Além disso, a fé nos leva a desenvolver as virtudes como a paciência, a perseverança e a gratidão. Ela nos ajuda a relativizar nossos problemas, a não nos deixar dominar pelo medo e pela ansiedade. E, quando nos voltamos para o próximo, para o serviço aos outros, descobrimos que isso também pode ser um antídoto poderoso contra a depressão e a solidão – Padre Reginaldo Manzotti

"Que possamos encontrar a força e resistência para superar as adversidades e construir um mundo mais justo, fraterno e compassivo" (Foto: Possato)

“Que possamos encontrar a força e resistência para superar as adversidades e construir um mundo mais justo, fraterno e compassivo” (Foto: Possato)

Mensagem

O sacerdote deixa aqui algumas palavras para os leitores pensando em 2025 que se aproxima: “Que possamos olhar para o novo ano com renovado ânimo, dispostos a enfrentar os obstáculos com coragem e determinação.
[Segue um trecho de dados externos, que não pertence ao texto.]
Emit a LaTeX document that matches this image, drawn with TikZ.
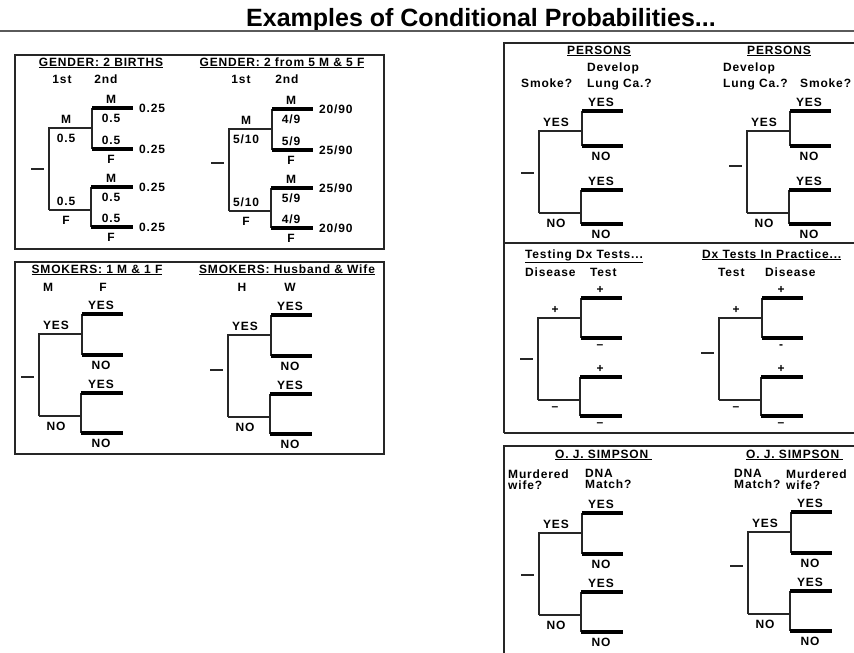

Que possamos encontrar a força e resistência para superar as adversidades e construir um mundo mais justo, fraterno e compassivo. Minha mensagem é de fé, de esperança e de confiança no potencial transformador do amor de Deus. Que o novo ano nos traga a oportunidade de sermos melhores, de crescermos espiritualmente e de contribuirmos para a construção de uma sociedade mais harmoniosa. Que Deus os abençoe e os guie nesta caminhada. Que a luz do Menino Deus os ilumine os inspire a serem agentes de mudança positiva. Desejo a todos um Ano Novo abençoado, repleto de graça e paz”.